# Start of Given information

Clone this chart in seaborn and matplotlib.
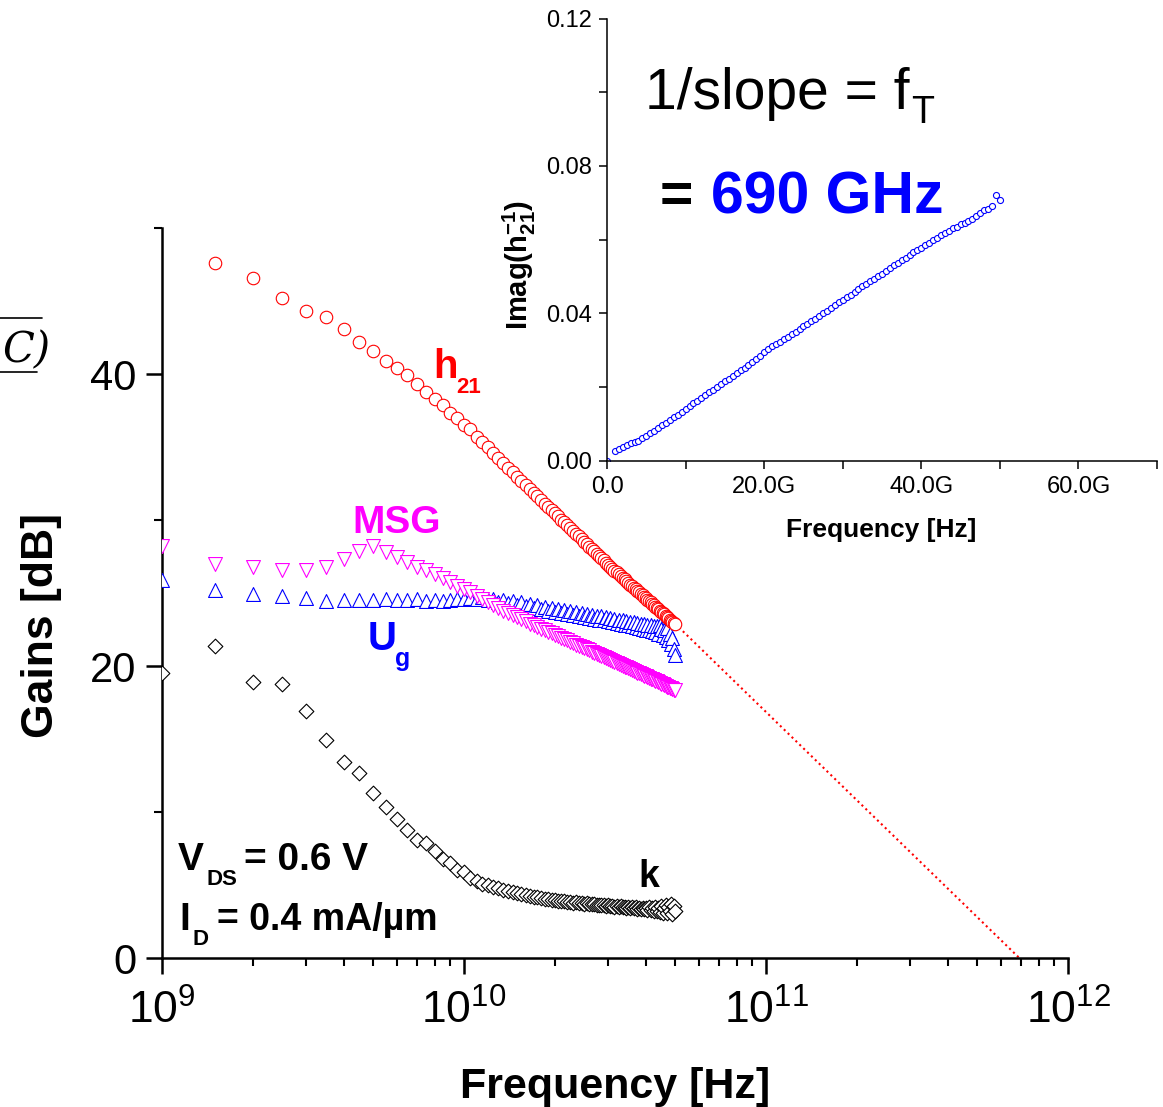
import numpy as np
import pandas as pd
import matplotlib
matplotlib.use("Agg")
import matplotlib.pyplot as plt
from matplotlib.lines import Line2D
from matplotlib.ticker import (LogLocator, LogFormatterMathtext, NullFormatter,
                               MultipleLocator, FixedLocator, FuncFormatter)
import seaborn as sns

# ---- measured gains vs. frequency (GHz, dB) ----
freq_ghz = [
    1.0, 1.5, 2.0, 2.5, 3.0, 3.5, 4.0, 4.5, 5.0, 5.5,
    6.0, 6.5, 7.0, 7.5, 8.0, 8.5, 9.0, 9.5, 10.0, 10.5,
    11.0, 11.5, 12.0, 12.5, 13.0, 13.5, 14.0, 14.5, 15.0, 15.5,
    16.0, 16.5, 17.0, 17.5, 18.0, 18.5, 19.0, 19.5, 20.0, 20.5,
    21.0, 21.5, 22.0, 22.5, 23.0, 23.5, 24.0, 24.5, 25.0, 25.5,
    26.0, 26.5, 27.0, 27.5, 28.0, 28.5, 29.0, 29.5, 30.0, 30.5,
    31.0, 31.5, 32.0, 32.5, 33.0, 33.5, 34.0, 34.5, 35.0, 35.5,
    36.0, 36.5, 37.0, 37.5, 38.0, 38.5, 39.0, 39.5, 40.0, 40.5,
    41.0, 41.5, 42.0, 42.5, 43.0, 43.5, 44.0, 44.5, 45.0, 45.5,
    46.0, 46.5, 47.0, 47.5, 48.0, 48.5, 49.0, 49.5, 50.0,
]

h21_db = [
    54.0, 47.6, 46.6, 45.2, 44.3, 43.9, 43.1, 42.2, 41.6, 40.9,
    40.4, 39.9, 39.3, 38.8, 38.3, 37.9, 37.3, 37.0, 36.5, 36.2,
    35.7, 35.35, 35.0, 34.6, 34.25, 33.9, 33.57, 33.26, 32.96, 32.67,
    32.4, 32.13, 31.87, 31.62, 31.37, 31.13, 30.9, 30.67, 30.46, 30.24,
    30.03, 29.83, 29.63, 29.44, 29.25, 29.06, 28.88, 28.7, 28.52, 28.35,
    28.18, 28.01, 27.85, 27.69, 27.53, 27.38, 27.23, 27.08, 26.93, 26.8,
    26.67, 26.54, 26.41, 26.29, 26.17, 26.05, 25.93, 25.81, 25.7, 25.58,
    25.47, 25.36, 25.25, 25.15, 25.04, 24.94, 24.84, 24.74, 24.64, 24.54,
    24.44, 24.35, 24.25, 24.16, 24.07, 23.98, 23.89, 23.8, 23.71, 23.62,
    23.53, 23.44, 23.36, 23.27, 23.18, 23.1, 23.02, 22.96, 22.9,
]

msg_db = [
    28.2, 27.0, 26.8, 26.6, 26.6, 26.8, 27.35, 27.9, 28.2, 27.8,
    27.45, 27.1, 26.8, 26.55, 26.3, 26.0, 25.75, 25.5, 25.3, 25.05,
    24.8, 24.6, 24.35, 24.15, 23.95, 23.8, 23.65, 23.5, 23.35, 23.2,
    23.05, 22.9, 22.78, 22.65, 22.55, 22.45, 22.35, 22.25, 22.15, 22.05,
    21.95, 21.85, 21.75, 21.65, 21.55, 21.45, 21.38, 21.3, 21.22, 21.15,
    21.07, 20.98, 20.9, 20.82, 20.75, 20.68, 20.6, 20.53, 20.45, 20.38,
    20.32, 20.26, 20.2, 20.14, 20.08, 20.02, 19.96, 19.9, 19.84, 19.78,
    19.72, 19.66, 19.6, 19.55, 19.5, 19.44, 19.39, 19.34, 19.29, 19.24,
    19.19, 19.14, 19.09, 19.04, 18.99, 18.94, 18.89, 18.84, 18.79, 18.74,
    18.69, 18.64, 18.59, 18.54, 18.5, 18.46, 18.42, 18.38, 18.34,
]

ug_db = [
    25.9, 25.2, 24.9, 24.8, 24.65, 24.47, 24.55, 24.5, 24.55, 24.6,
    24.55, 24.5, 24.6, 24.47, 24.5, 24.45, 24.52, 24.58, 24.62, 24.66,
    24.6, 24.72, 24.5, 24.62, 24.38, 24.52, 24.3, 24.45, 24.2, 24.35,
    24.08, 24.25, 23.98, 24.15, 23.88, 24.05, 23.8, 23.98, 23.7, 23.9,
    23.62, 23.82, 23.55, 23.75, 23.48, 23.68, 23.42, 23.62, 23.36, 23.56,
    23.3, 23.5, 23.25, 23.44, 23.18, 23.4, 23.12, 23.34, 23.06, 23.28,
    23.0, 23.22, 22.95, 23.18, 22.88, 23.12, 22.82, 23.08, 22.78, 23.02,
    22.72, 22.98, 22.66, 22.94, 22.6, 22.9, 22.55, 22.86, 22.5, 22.82,
    22.45, 22.78, 22.38, 22.75, 22.3, 22.72, 22.22, 22.8, 22.55, 22.15,
    22.45, 22.0, 22.6, 21.75, 22.2, 21.5, 21.9, 21.15, 20.75,
]

k_db = [
    19.5, 21.4, 18.9, 18.8, 16.9, 14.9, 13.45, 12.7, 11.3, 10.35,
    9.5, 8.8, 8.1, 7.85, 7.3, 6.8, 6.5, 6.05, 5.9, 5.45,
    5.3, 5.1, 5.0, 4.85, 4.78, 4.68, 4.6, 4.5, 4.45, 4.36,
    4.3, 4.25, 4.2, 4.15, 4.1, 4.05, 4.02, 3.98, 3.95, 3.93,
    3.9, 3.88, 3.85, 3.83, 3.8, 3.82, 3.76, 3.78, 3.72, 3.74,
    3.7, 3.68, 3.7, 3.65, 3.66, 3.6, 3.64, 3.58, 3.6, 3.55,
    3.58, 3.52, 3.55, 3.5, 3.53, 3.47, 3.5, 3.44, 3.5, 3.42,
    3.47, 3.4, 3.46, 3.38, 3.44, 3.36, 3.45, 3.33, 3.42, 3.3,
    3.48, 3.28, 3.4, 3.25, 3.5, 3.2, 3.45, 3.15, 3.55, 3.1,
    3.4, 3.65, 3.05, 3.5, 3.2, 3.7, 3.0, 3.55, 3.25,
]

# ---- inset: Imag(1/h21) vs. linear frequency ----
inset_freq_ghz = [
    0.0,
    1.0, 1.5, 2.0, 2.5, 3.0, 3.5, 4.0, 4.5, 5.0, 5.5,
    6.0, 6.5, 7.0, 7.5, 8.0, 8.5, 9.0, 9.5, 10.0, 10.5,
    11.0, 11.5, 12.0, 12.5, 13.0, 13.5, 14.0, 14.5, 15.0, 15.5,
    16.0, 16.5, 17.0, 17.5, 18.0, 18.5, 19.0, 19.5, 20.0, 20.5,
    21.0, 21.5, 22.0, 22.5, 23.0, 23.5, 24.0, 24.5, 25.0, 25.5,
    26.0, 26.5, 27.0, 27.5, 28.0, 28.5, 29.0, 29.5, 30.0, 30.5,
    31.0, 31.5, 32.0, 32.5, 33.0, 33.5, 34.0, 34.5, 35.0, 35.5,
    36.0, 36.5, 37.0, 37.5, 38.0, 38.5, 39.0, 39.5, 40.0, 40.5,
    41.0, 41.5, 42.0, 42.5, 43.0, 43.5, 44.0, 44.5, 45.0, 45.5,
    46.0, 46.5, 47.0, 47.5, 48.0, 48.5, 49.0, 49.5, 50.0,
]

imag_inv_h21 = [
    0.0,
    0.0027, 0.0032, 0.0038, 0.0043, 0.0047, 0.0049, 0.0053, 0.0060, 0.0067, 0.0074,
    0.0081, 0.0089, 0.0096, 0.0103, 0.0110, 0.0117, 0.0124, 0.0131, 0.0140, 0.0147,
    0.0155, 0.0162, 0.0170, 0.0177, 0.0185, 0.0192, 0.0200, 0.0207, 0.0215, 0.0222,
    0.0230, 0.0237, 0.0245, 0.0252, 0.0260, 0.0268, 0.0276, 0.0285, 0.0295, 0.0303,
    0.0310, 0.0316, 0.0323, 0.0329, 0.0336, 0.0343, 0.0350, 0.0357, 0.0364, 0.0371,
    0.0378, 0.0385, 0.0392, 0.0400, 0.0407, 0.0415, 0.0422, 0.0430, 0.0437, 0.0443,
    0.0450, 0.0458, 0.0465, 0.0473, 0.0480, 0.0486, 0.0494, 0.0500, 0.0506, 0.0514,
    0.0522, 0.0530, 0.0537, 0.0544, 0.0551, 0.0558, 0.0565, 0.0571, 0.0578, 0.0584,
    0.0590, 0.0598, 0.0605, 0.0611, 0.0617, 0.0624, 0.0630, 0.0634, 0.0641, 0.0646,
    0.0650, 0.0656, 0.0663, 0.0672, 0.0680, 0.0684, 0.0690, 0.0720, 0.0708,
]

f_t_ghz = 690.0

RED, MAGENTA, BLUE = "#FF0000", "#FF00FF", "#0000FF"

sns.set_theme(style="ticks", rc={
    "text.color": "black", "axes.labelcolor": "black",
    "xtick.color": "black", "ytick.color": "black",
    "axes.edgecolor": "black",
})
plt.rcParams["font.family"] = ["Liberation Sans", "DejaVu Sans"]
plt.rcParams["mathtext.fontset"] = "custom"
plt.rcParams["mathtext.rm"] = "Liberation Sans"
plt.rcParams["mathtext.bf"] = "Liberation Sans:bold"
plt.rcParams["mathtext.it"] = "Liberation Sans:italic"

W, H = 1163, 1107
fig = plt.figure(figsize=(W / 100, H / 100), dpi=100)


def fx(x):
    return x / W


def fy(y):
    return 1 - y / H


# ---------------- main gain plot ----------------
ax = fig.add_axes([fx(162), fy(958), 906 / W, 730 / H])
gains = pd.DataFrame({
    "freq": np.array(freq_ghz) * 1e9,
    "h21": h21_db, "MSG": msg_db, "Ug": ug_db, "k": k_db,
})

series = [
    ("Ug", "^", BLUE, 100, 3),
    ("MSG", "v", MAGENTA, 100, 4),
    ("k", "D", "black", 56, 3),
    ("h21", "o", RED, 81, 5),
]
for name, marker, color, size, z in series:
    sns.scatterplot(data=gains, x="freq", y=name, marker=marker, s=size,
                    color=color, facecolor="white", edgecolor=color,
                    linewidth=0.8, zorder=z, legend=False, ax=ax)

# -20 dB/decade extrapolation of h21 down to 0 dB at fT
sns.lineplot(x=[freq_ghz[-1] * 1e9, f_t_ghz * 1e9], y=[h21_db[-1], 0.0],
             color=RED, linestyle=(0, (1, 1.6)), linewidth=1.5,
             zorder=2, ax=ax)

ax.set_xscale("log")
ax.set_xlim(1e9, 1e12)
ax.set_ylim(0, 50)
ax.xaxis.set_major_locator(LogLocator(base=10, numticks=10))
ax.xaxis.set_minor_locator(LogLocator(base=10, subs=np.arange(2, 10), numticks=100))
ax.xaxis.set_major_formatter(LogFormatterMathtext())
ax.xaxis.set_minor_formatter(NullFormatter())
ax.yaxis.set_major_locator(FixedLocator([0, 20, 40]))
ax.yaxis.set_minor_locator(MultipleLocator(10))
sns.despine(ax=ax)
for side in ("left", "bottom"):
    ax.spines[side].set_linewidth(1.8)
ax.tick_params(which="major", direction="out", length=11.5, width=1.8,
               labelsize=30, pad=7)
ax.tick_params(axis="x", which="major", labelsize=32, pad=11)
ax.tick_params(which="minor", direction="out", length=6, width=1.5)
ax.set_xlabel("Frequency [Hz]", fontsize=31, fontweight="bold")
ax.set_ylabel("Gains [dB]", fontsize=32, fontweight="bold")
ax.xaxis.set_label_coords(0.5, -0.149)
ax.yaxis.set_label_coords(-0.110, 0.456)

# ---------------- inset: Imag(1/h21) ----------------
axin = fig.add_axes([fx(607), fy(460.5), 550 / W, 442 / H])
axin.patch.set_alpha(0)
sns.scatterplot(x=np.array(inset_freq_ghz) * 1e9, y=imag_inv_h21, marker="o",
                s=19, color=BLUE, facecolor="white", edgecolor=BLUE,
                linewidth=0.8, legend=False, ax=axin)
axin.set_xlim(0, 70e9)
axin.set_ylim(0, 0.12)
axin.xaxis.set_major_locator(MultipleLocator(20e9))
axin.xaxis.set_minor_locator(MultipleLocator(10e9))
axin.yaxis.set_major_locator(MultipleLocator(0.04))
axin.yaxis.set_minor_locator(MultipleLocator(0.02))
axin.xaxis.set_major_formatter(
    FuncFormatter(lambda v, p: "0.0" if v == 0 else f"{v / 1e9:.1f}G"))
axin.yaxis.set_major_formatter(FuncFormatter(lambda v, p: f"{v:.2f}"))
sns.despine(ax=axin)
for side in ("left", "bottom"):
    axin.spines[side].set_linewidth(1.1)
axin.tick_params(which="major", direction="out", length=6, width=1.1,
                 labelsize=17, pad=5)
axin.tick_params(which="minor", direction="out", length=6, width=1.1)
axin.set_xlabel("Frequency [Hz]", fontsize=19, fontweight="bold")
axin.set_ylabel(r"$\mathbf{Imag(h_{21}^{-1})}$", fontsize=21)
axin.xaxis.set_label_coords(0.498, -0.131)
axin.yaxis.set_label_coords(-0.125, 0.442)


def label(x, y, s, size, color="black", weight="bold", **kw):
    fig.text(fx(x), fy(y), s, fontsize=size, color=color, fontweight=weight,
             ha="left", va="baseline", **kw)


# curve names
label(433, 378, "h", 29, RED)
label(456, 393, "21", 16, RED)
label(352, 533, "MSG", 28, MAGENTA)
label(368, 650, "U", 29, BLUE)
label(395, 666, "g", 18, BLUE)
label(638, 887, "k", 27, "black")

# bias conditions
label(178, 870, "V", 28)
label(206, 885, "DS", 16)
label(244, 870, "= 0.6 V", 28)
label(179, 930, "I", 28)
label(193, 945, "D", 16)
label(217, 930, "= 0.4 mA/\u00b5m", 27)

# fT extraction note
label(645, 109, "1/slope = f", 41, weight="normal")
label(911, 123, "T", 27, weight="normal")
label(660, 213, "=", 41)
label(711, 214, f"{f_t_ghz:.0f} GHz", 42.5, BLUE)

# fragment of neighbouring equation at the left edge
fig.text(fx(2), fy(362), "C)", fontsize=30, family="DejaVu Serif",
         style="italic", ha="left", va="baseline")
fig.add_artist(Line2D([0, fx(42)], [fy(318), fy(318)], color="black", lw=1.2))
fig.add_artist(Line2D([0, fx(37)], [fy(372), fy(372)], color="black", lw=1.2))

fig.savefig("out.png", dpi=100)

# End of Given information

Required task: Without the pictures, return the listing above from its first line through the line that has "import seaborn as sns".

Exercise solution:
Clone this chart in seaborn and matplotlib.
import numpy as np
import pandas as pd
import matplotlib
matplotlib.use("Agg")
import matplotlib.pyplot as plt
from matplotlib.lines import Line2D
from matplotlib.ticker import (LogLocator, LogFormatterMathtext, NullFormatter,
                               MultipleLocator, FixedLocator, FuncFormatter)
import seaborn as sns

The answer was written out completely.